Melina Damian (BES ’17, MES ’19) is a committed environmentalist, animal lover and professional dancer. She holds two degrees from York, a bachelor’s and master’s of environmental studies from the Faculty of Environmental and Urban Change (formerly the Faculty of Environmental Studies) as well as a diploma in environmental education.
Melina has been an animal lover since she was young. When her father told her that plastic straws take hundreds of years to break down in the ocean, and in the process end up hurting a lot of marine creatures, especially sea turtles, she knew she wanted to do something to help.
“After finding photos online of turtles with straws stuck in their nostrils and impacted by plastic pollution, I started to take the issue very seriously,” says Melina. Both Melina and her father swore off using plastic straws and the issue spurred her interest in the environment and conservation.
Melina was born and raised in Caracas, Venezuela, where she lived until she completed high school, moving to Canada at 17 to further her English studies. It wasn’t until after Melina had arrived in Canada that she learned she could pursue a degree in environmental studies.
"After finding photos online of turtles with straws stuck in their nostrils and impacted by plastic pollution, I started to take the issue very seriously."

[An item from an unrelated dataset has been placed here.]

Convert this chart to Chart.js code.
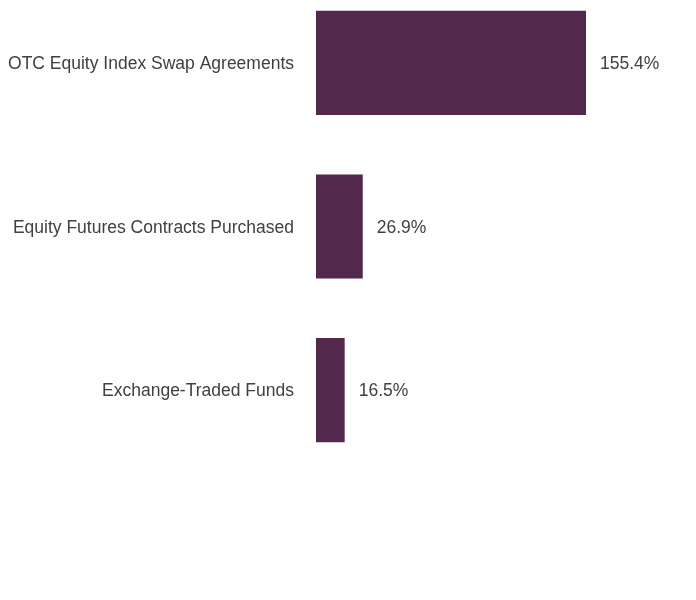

She credits her supervisors Dr. Sheila Colla and Dr. Gail Fraser for their support throughout her undergraduate and master’s degrees. During her undergraduate degree, Melina was keen to start working in her field, and despite being qualified for jobs, she struggled to find paid opportunities because of her international student status.
It was thanks to Professor Colla that Melina was able to land her first paid work opportunity, first as a field assistant for Dr. Colla’s lab, and soon after in an environmental organization working as a laboratory technician for Wildlife Preservation Canada.
Both of her supervisors also supported her during a difficult time when she was completing her graduate degree. “In 2019, Venezuela was going through a very difficult moment politically and economically, so to be far from family and friends – some of whom were in the midst of the crisis back home – it was really tough. I’d spend days worrying about their safety, and organizing events with other Venezuelan students to raise awareness about the situation. Both Dr. Colla and Dr. Fraser really supported me,” she recounts.
Melina’s master’s research brought her to Costa Rica for three months with The Canadian Organization for Tropical Education and Rainforest Conservation, where she studied the threat of plastic pollution to marine turtles in an important nesting ground for endangered marine turtles in northeast Costa Rica. “Ten years after learning about the impacts of discarded plastic straws on sea turtles, I was out in the field working with them and conducting research on the effects of plastic pollution on these vulnerable species,” says Melina. “After many years, all the dots connected.”
Upon returning to Toronto, she worked on a research study with Professor Fraser on the incorporation of anthropogenic debris (that is, garbage) into birds’ nests at Tommy Thompson park in Toronto, which was later published in the Journal of Great Lakes Research.
Now as a working professional in the environmental field, Melina continues to speak out about the harms of plastic pollution at conferences, in guest lectures, and on social media. She encourages others to learn more about how this issue affects the environment.
“Based on my research, the main thing I would recommend for people is to always be aware that, unfortunately, even if we dispose of our waste correctly and recycle properly there's always a chance of plastics ending up in the natural environment. They can be blown away or transported by rainfall so it's better to reduce their use, rather than think that recycling is going to completely eliminate plastic pollution.”
Melina also strives to emphasize that plastic pollution goes beyond protecting turtles or birds. The issue also raises human health concerns and it’s tied to environmental racism.
“Plastics are a by-product of the fossil fuel industry. The production of plastics results in harmful emissions at all stages of their lifecycle, which are not only contributing to climate change but are also disproportionally impacting underserved communities,” explains Melina. “I would encourage everyone to learn about the effects of plastic pollution on human health, and to spread the word about how important it is to mitigate this problem.”
In her role as communications coordinator at Ontario Nature, she has experienced the power of social media to help advance environmental education and create change. Her role allows her to connect with the environmental community in a unique way, and she has learned how to convert complicated research into more easily digestible terms – a skill she’s also been able to apply to the class she teaches at Centennial College.
“Environmental studies is an interdisciplinary field, and the job opportunities are very broad. You could focus on politics or advocacy, education, art, environmental law, conservation science... There are so many options to choose from. I think that's one of the things that drew me to pursue two degrees in this field,” says Melina.
Melina recalls that when she graduated, she didn't know exactly what she wanted to work in, but she affirms how happy she is in her current roles. “I love what I do. Working in an environmental charity that focuses on protecting biodiversity is very rewarding. Also, I never knew how much I would love teaching until I tried it,” she explains. “Sometimes you won’t discover the perfect job until after you're in it. I would encourage future graduates to always believe in themselves and pursue their dreams. There will always be barriers along the way, but there will also be many people ready to lend a hand. And the best part is that the possibilities to find a rewarding career in this field are endless.”